9 Parallelization
Links
Individual Contributions
Justus Dreßler: all members contributed equally
Thorsten Kröhl: all members contributed equally
Julius Halank: all members contributed equally
9.1 & 9.3 Parallelize Solver with OpenMP
We parallelized our solver with OpenMP pragmas. We added them in the following parts of WavePropagation2d:
void tsunami_lab::patches::WavePropagation2d::timeStep(t_real i_scaling)
{
setGhostCellsX();
// init new cell quantities
#pragma omp parallel for simd
for (t_idx l_cy = 0; l_cy < m_nCellsy + 1; l_cy++)

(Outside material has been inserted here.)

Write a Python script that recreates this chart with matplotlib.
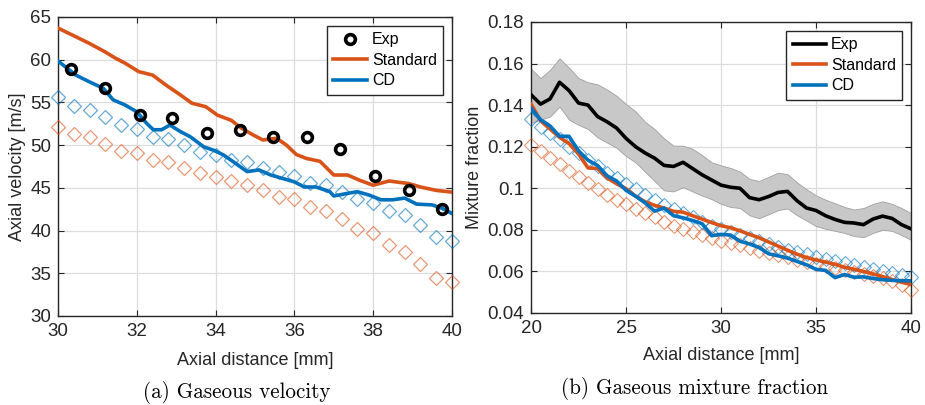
import numpy as np
import matplotlib
matplotlib.use("Agg")
import matplotlib.pyplot as plt
from matplotlib.ticker import FuncFormatter

plt.rcParams["font.family"] = ["Liberation Sans", "DejaVu Sans"]

BLUE = "#0072BD"
ORANGE = "#D95319"
DARK = "#262626"

# ---- (a) gaseous axial velocity ----
vel_exp_x = [30.33, 31.2, 32.08, 32.9, 33.77, 34.62, 35.46, 36.33, 37.16, 38.04, 38.9, 39.74]
vel_exp = [58.9, 56.7, 53.5, 53.2, 51.45, 51.8, 50.9, 50.9, 49.5, 46.4, 44.7, 42.5]

vel_std_x = [30.0, 30.4, 30.8, 31.2, 31.45, 31.7, 32.05, 32.4, 32.75, 33.1, 33.4, 33.75,
             34.05, 34.4, 34.65, 34.95, 35.2, 35.55, 35.8, 36.05, 36.3, 36.65, 37.0,
             37.35, 37.65, 38.0, 38.4, 38.9, 39.2, 39.6, 40.0]
vel_std = [63.7, 62.8, 61.9, 60.9, 60.2, 59.6, 58.6, 58.2, 57.0, 55.9, 54.9, 54.5,
           53.5, 52.9, 52.0, 51.2, 50.6, 50.8, 50.0, 48.9, 48.45, 48.1, 46.5,
           46.5, 45.9, 45.3, 45.8, 45.5, 45.1, 44.7, 44.5]

vel_cd_x = [30.0, 30.45, 30.8, 31.15, 31.4, 31.7, 32.0, 32.25, 32.42, 32.63, 32.84, 33.1,
            33.35, 33.7, 33.95, 34.2, 34.45, 34.8, 35.1, 35.4, 35.7, 36.0, 36.25, 36.55,
            36.9, 37.0, 37.35, 37.6, 37.9, 38.2, 38.5, 38.8, 39.1, 39.5, 39.75, 40.0]
vel_cd = [59.85, 58.2, 57.4, 56.65, 55.3, 54.7, 53.9, 52.55, 51.8, 51.8, 52.35, 51.6,
          51.0, 49.8, 49.4, 48.85, 48.05, 46.9, 47.1, 46.5, 46.1, 45.7, 45.1, 45.1,
          44.55, 44.05, 44.35, 44.55, 44.15, 43.6, 43.6, 43.8, 43.1, 43.0, 42.6, 42.0]

vel_sym_x = np.linspace(30, 40, 26)
vel_std_sym = [52.1, 51.3, 51.0, 50.1, 49.35, 49.05, 48.25, 48.0, 47.3, 46.7, 46.3, 45.75, 45.3,
               44.75, 43.97, 43.65, 42.7, 42.3, 41.3, 40.15, 39.7, 38.3, 37.5, 36.1, 34.5, 33.95]
vel_cd_sym = [55.6, 54.6, 54.1, 53.25, 52.35, 51.85, 51.0, 50.7, 50.0, 49.2, 48.85, 48.25, 48.0,
              47.35, 46.8, 46.4, 45.6, 45.3, 44.55, 43.7, 43.2, 42.3, 41.8, 40.65, 39.3, 38.8]

# ---- (b) gaseous mixture fraction ----
mf_x = np.linspace(20, 40, 41)
mf_exp = [0.145, 0.1405, 0.143, 0.151, 0.147, 0.141, 0.140, 0.1345, 0.132, 0.129, 0.124,
          0.120, 0.117, 0.1145, 0.111, 0.1105, 0.1125, 0.1095, 0.1065, 0.104, 0.1015,
          0.1005, 0.100, 0.0955, 0.0945, 0.096, 0.098, 0.0985, 0.094, 0.0905, 0.0893,
          0.0868, 0.085, 0.0836, 0.0833, 0.0825, 0.0852, 0.0866, 0.0855, 0.0825, 0.0805]
mf_exp_hi = [0.1575, 0.153, 0.157, 0.1625, 0.158, 0.153, 0.151, 0.150, 0.1475, 0.1445, 0.1405,
             0.137, 0.132, 0.1285, 0.124, 0.1205, 0.1205, 0.119, 0.116, 0.1125, 0.111,
             0.1098, 0.108, 0.1045, 0.1035, 0.1055, 0.1075, 0.1068, 0.1028, 0.0995, 0.0966,
             0.0945, 0.0928, 0.091, 0.0898, 0.0905, 0.0925, 0.0937, 0.0925, 0.0905, 0.088]
mf_exp_lo = [0.1315, 0.133, 0.1345, 0.1393, 0.133, 0.1305, 0.1285, 0.1245, 0.122, 0.1195, 0.1155,
             0.1125, 0.108, 0.1035, 0.099, 0.0985, 0.1005, 0.0985, 0.0965, 0.0948, 0.0925,
             0.091, 0.0905, 0.087, 0.0856, 0.0875, 0.0895, 0.0903, 0.087, 0.0845, 0.0818,
             0.0805, 0.0795, 0.0785, 0.077, 0.0765, 0.0785, 0.080, 0.0795, 0.0775, 0.0752]
mf_std = [0.1405, 0.1325, 0.1285, 0.1245, 0.1215, 0.1165, 0.1098, 0.1095, 0.105, 0.1022, 0.0998,
          0.0962, 0.0935, 0.0918, 0.0905, 0.0889, 0.0885, 0.0868, 0.0852, 0.0835, 0.082,
          0.081, 0.0795, 0.0778, 0.0762, 0.0742, 0.0722, 0.0702, 0.0683, 0.0667, 0.0655,
          0.0645, 0.0634, 0.062, 0.061, 0.060, 0.0588, 0.0575, 0.0561, 0.0548, 0.0537]
mf_cd = [0.1385, 0.133, 0.130, 0.125, 0.125, 0.118, 0.1135, 0.111, 0.106, 0.1035, 0.099,
         0.0962, 0.093, 0.089, 0.0905, 0.0868, 0.0858, 0.0845, 0.083, 0.0772, 0.0778,
         0.0775, 0.0745, 0.0732, 0.0715, 0.0685, 0.0675, 0.0664, 0.0648, 0.0632, 0.061,
         0.0605, 0.057, 0.0585, 0.0572, 0.0574, 0.0566, 0.056, 0.0557, 0.0555, 0.0555]
mf_std_sym = [0.121, 0.118, 0.1145, 0.1115, 0.1085, 0.1055, 0.1025, 0.0995, 0.097, 0.0945, 0.0925,
              0.0902, 0.088, 0.086, 0.084, 0.082, 0.0805, 0.079, 0.0775, 0.076, 0.0748,
              0.0737, 0.0725, 0.0713, 0.070, 0.0688, 0.0677, 0.0667, 0.0656, 0.0645, 0.0635,
              0.0625, 0.0615, 0.0606, 0.0597, 0.0588, 0.0578, 0.0566, 0.0552, 0.0535, 0.051]
mf_cd_sym = [0.1335, 0.1295, 0.1265, 0.1235, 0.120, 0.117, 0.1135, 0.1105, 0.1075, 0.105, 0.102,
             0.0995, 0.097, 0.0945, 0.092, 0.090, 0.088, 0.086, 0.084, 0.082, 0.0805,
             0.079, 0.0775, 0.076, 0.0745, 0.073, 0.0717, 0.0705, 0.0693, 0.0682, 0.0671,
             0.066, 0.065, 0.064, 0.063, 0.062, 0.061, 0.0601, 0.0592, 0.0583, 0.0575]


def style_axes(ax):
    ax.grid(True, color="#dcdcdc", linewidth=0.9)
    ax.set_axisbelow(True)
    for s in ax.spines.values():
        s.set_color(DARK)
        s.set_linewidth(1.0)
    ax.tick_params(direction="in", length=4, width=0.8, colors=DARK, labelsize=13.5,
                   top=True, right=True, pad=5)


def add_legend(ax, handles):
    leg = ax.legend(handles=handles, loc="upper right", fontsize=11.5,
                    fancybox=False, framealpha=1, edgecolor=DARK, handlelength=2.1,
                    borderaxespad=0.55, labelspacing=0.35, handletextpad=0.3)
    leg.get_frame().set_linewidth(1.0)
    return leg


fig = plt.figure(figsize=(9.25, 4.05), dpi=100)

ax1 = fig.add_axes([0.0627, 0.2198, 0.4259, 0.7383])
style_axes(ax1)
ax1.plot(vel_sym_x, vel_std_sym, ls="none", marker="D", ms=7, mfc="none", mec=ORANGE,
         mew=0.9, alpha=0.6, clip_on=False, zorder=3)
ax1.plot(vel_sym_x, vel_cd_sym, ls="none", marker="D", ms=7, mfc="none", mec=BLUE,
         mew=0.9, alpha=0.6, clip_on=False, zorder=3)
l_exp, = ax1.plot(vel_exp_x, vel_exp, ls="none", marker="o", ms=7, mfc="none", mec="black",
                  mew=2.6, zorder=5, label="Exp")
l_std, = ax1.plot(vel_std_x, vel_std, color=ORANGE, lw=2.6, zorder=4, label="Standard")
l_cd, = ax1.plot(vel_cd_x, vel_cd, color=BLUE, lw=2.6, zorder=4, label="CD")
ax1.set_xlim(30, 40)
ax1.set_ylim(30, 65)
ax1.set_xticks(range(30, 41, 2))
ax1.set_yticks(range(30, 66, 5))
ax1.set_xlabel("Axial distance [mm]", fontsize=13, color=DARK)
ax1.set_ylabel("Axial velocity [m/s]", fontsize=13, color=DARK)
ax1.xaxis.set_label_coords(0.5, -0.12)
ax1.yaxis.set_label_coords(-0.08, 0.5)
add_legend(ax1, [l_exp, l_std, l_cd])

ax2 = fig.add_axes([0.5741, 0.2272, 0.4108, 0.7185])
style_axes(ax2)
ax2.fill_between(mf_x, mf_exp_lo, mf_exp_hi, facecolor="#c8c8c8", edgecolor="#a0a0a0",
                 linewidth=0.6, zorder=2)
ax2.plot(mf_x, mf_std_sym, ls="none", marker="D", ms=7, mfc="none", mec=ORANGE,
         mew=0.8, alpha=0.6, clip_on=False, zorder=3)
ax2.plot(mf_x, mf_cd_sym, ls="none", marker="D", ms=7, mfc="none", mec=BLUE,
         mew=0.8, alpha=0.6, clip_on=False, zorder=3)
m_exp, = ax2.plot(mf_x, mf_exp, color="black", lw=2.6, zorder=4, label="Exp")
m_std, = ax2.plot(mf_x, mf_std, color=ORANGE, lw=2.6, zorder=4, label="Standard")
m_cd, = ax2.plot(mf_x, mf_cd, color=BLUE, lw=2.6, zorder=4, label="CD")
ax2.set_xlim(20, 40)
ax2.set_ylim(0.04, 0.18)
ax2.set_xticks(range(20, 41, 5))
ax2.set_yticks(np.arange(0.04, 0.181, 0.02))
ax2.yaxis.set_major_formatter(FuncFormatter(lambda v, p: f"{v:g}"))
ax2.set_xlabel("Axial distance [mm]", fontsize=13, color=DARK)
ax2.set_ylabel("Mixture fraction", fontsize=13, color=DARK)
ax2.xaxis.set_label_coords(0.5, -0.117)
ax2.yaxis.set_label_coords(-0.126, 0.5)
add_legend(ax2, [m_exp, m_std, m_cd])

fig.text(237 / 925, 1 - 393 / 405, "(a) Gaseous velocity", family="cmr10", fontsize=15.2,
         ha="center", va="center")
fig.text(695 / 925, 1 - 389 / 405, "(b) Gaseous mixture fraction", family="cmr10", fontsize=15.2,
         ha="center", va="center")

fig.savefig("out.png", dpi=100)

for (t_idx l_cx = 0; l_cx < m_nCellsx + 1; l_cx++)
{
m_hTemp[getCoord(l_cx, l_cy)] = m_h[getCoord(l_cx, l_cy)];
m_huvTemp[getCoord(l_cx, l_cy)] = m_hu[getCoord(l_cx, l_cy)];
}
// iterate over edges and update with Riemann solutions in x direction
#pragma omp parallel for
for (t_idx l_ey = 0; l_ey < m_nCellsy + 1; l_ey++)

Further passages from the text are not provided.